The money received was enough to ensure he didn’t have to ask his father—a construction material supplier—for more. “Ever since I chose this path, I never took help from my family. I just told them to morally support me. I wanted to be independent and responsible, and I learnt that from dad because he improved our lives. Now, it was my turn.”

A boost to his career came in 2015 when he won the BC One Cypher India for the first time. Until then, the breaking culture was largely untapped in India, and Chaudhary became one of its initial faces. He began exploring the commercial aspect, and a couple of years later when he became BC One Cypher India champion again, Puma signed him on as a youth wing influencer.

He recalls being on a flight for the first time on a trip to South Korea in 2015, wondering how far he had come in breakdancing. “I started to feel I’m heading in the right direction. I saw the shock in my parents’ eyes; even they felt ‘this boy is doing something’. It proved to them that breakers can earn money and make a career for themselves.”

It’s this keenness that the trio hopes will seep into India with breakdancing set to become an Olympic sport. The final vote will be taken by the IOC in December, 2020.

THE ORIGIN

Though breakdancing is almost five decades old, the concept is new in India with terms like “stunts” and “circus” still used to describe it. Johanna feels the biggest benefit from its inclusion in Olympics will be that this perception will go. “It will legitimise the movement a lot more. Parents are going to be fine with their kids learning breaking.
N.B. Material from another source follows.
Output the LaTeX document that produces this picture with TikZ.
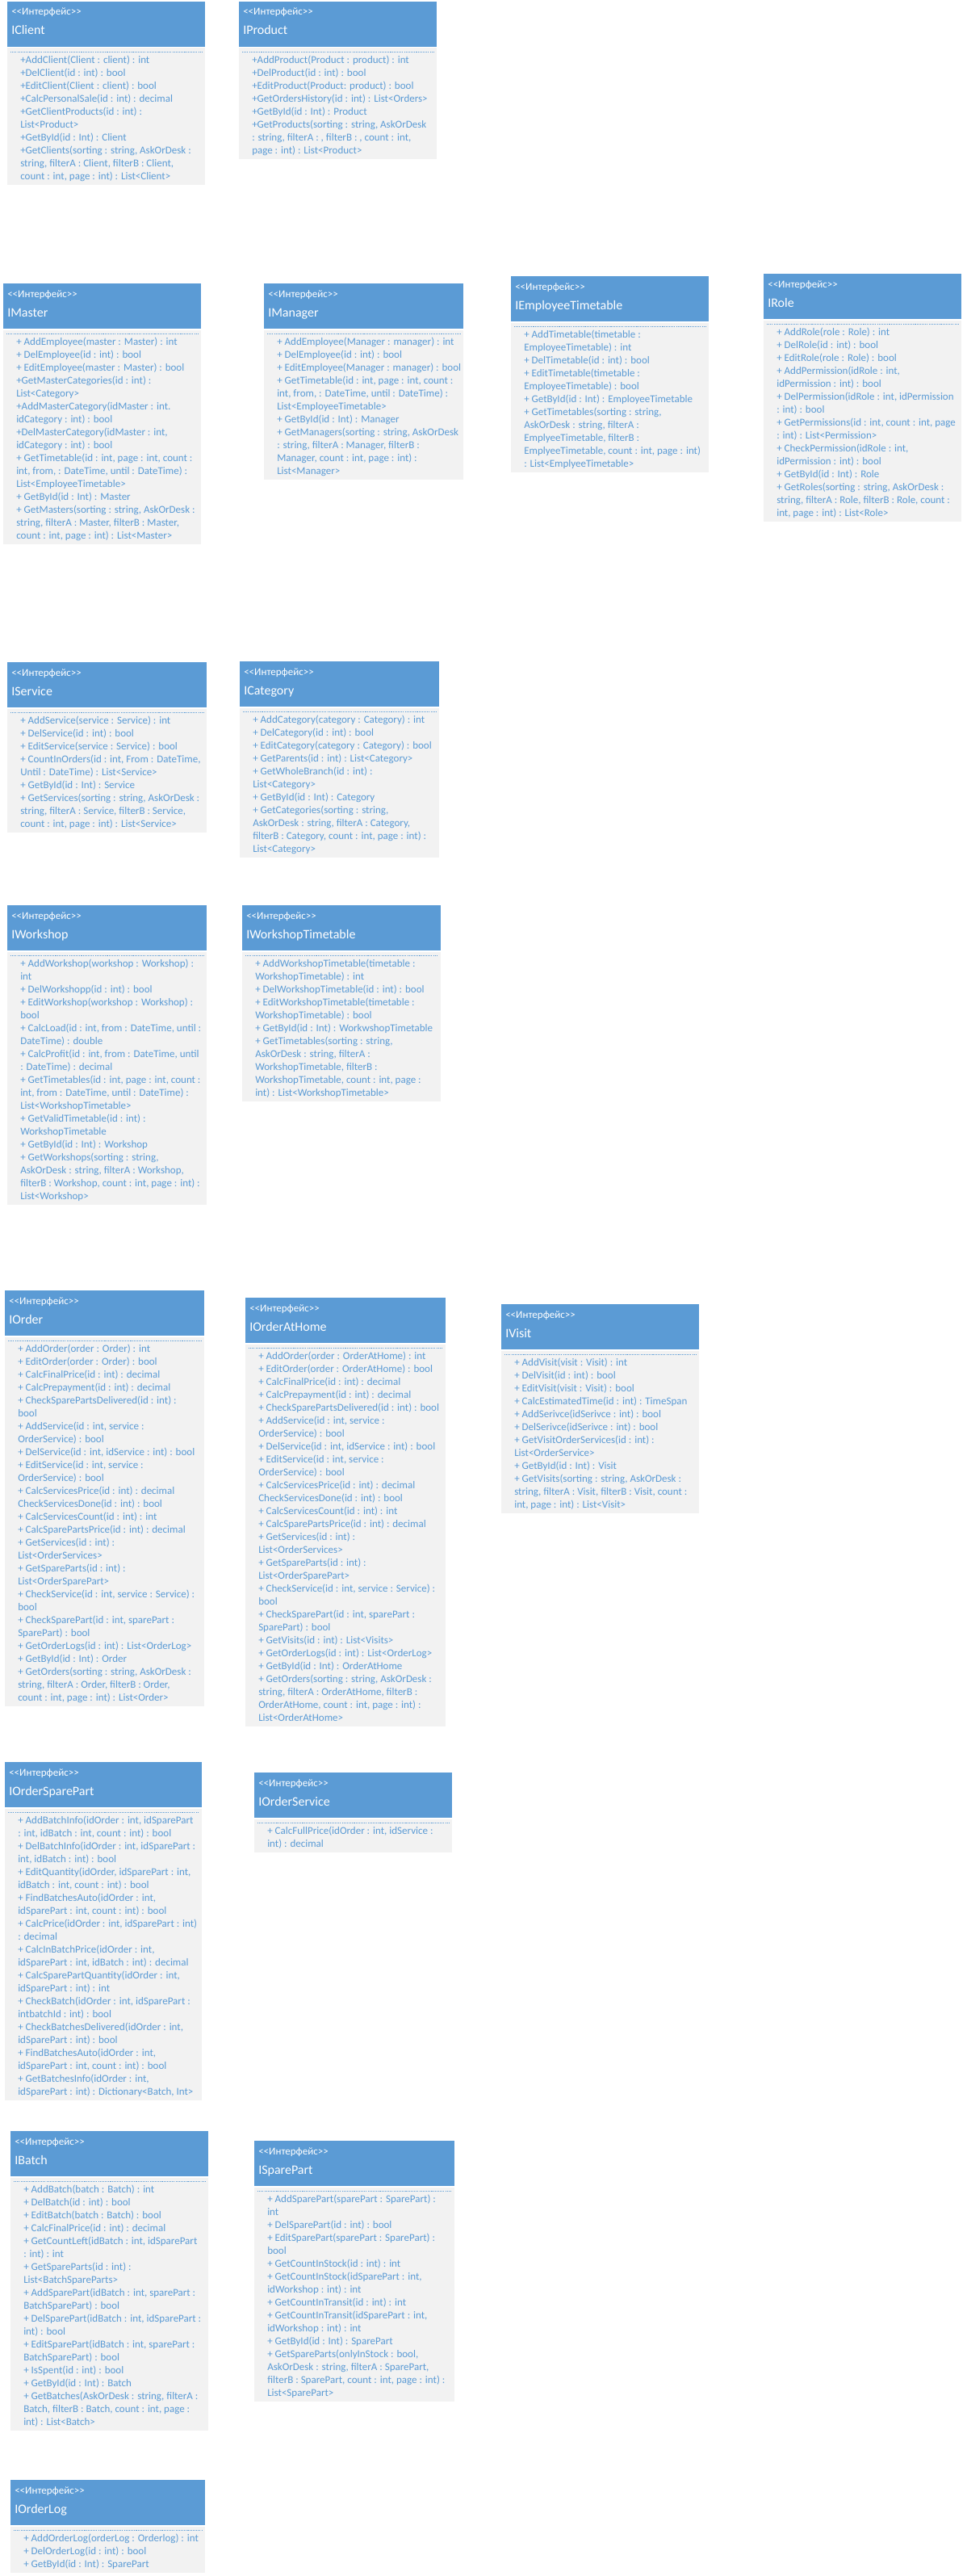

For me, that’s the biggest takeaway of it being at the Olympics,” she says.

Breakdancing was part of the 2018 Youth Olympics in Buenos Aires, and though some breakers fear it might lose its artistic touch once it is formalised as a sport, Chaudhary is not among them.

“Olympics is the best place for breaking to be,” he says. “It is more intense than any sport, and has all the qualities that should be there in an athlete and an Olympic sport. It needs balance, physical strength and mental dedication. It’s not easy to blend all of it.”

Chaudhary compares breaking to artistic gymnastics and hopes just like how budding Indian gymnasts were inspired by Dipa Karmakar’s 2016 Rio Games showing, the Olympics tag can provide breaking its own little place in the country.

“I see people in my locality wanting to become sportspersons, actors and musicians. I’m waiting for the day when a kid walks up to me and says, ‘I want to become a B-Boy or a B-Girl’.”

That kid could come from among the many wide-eyed spectators at the Famous Studios.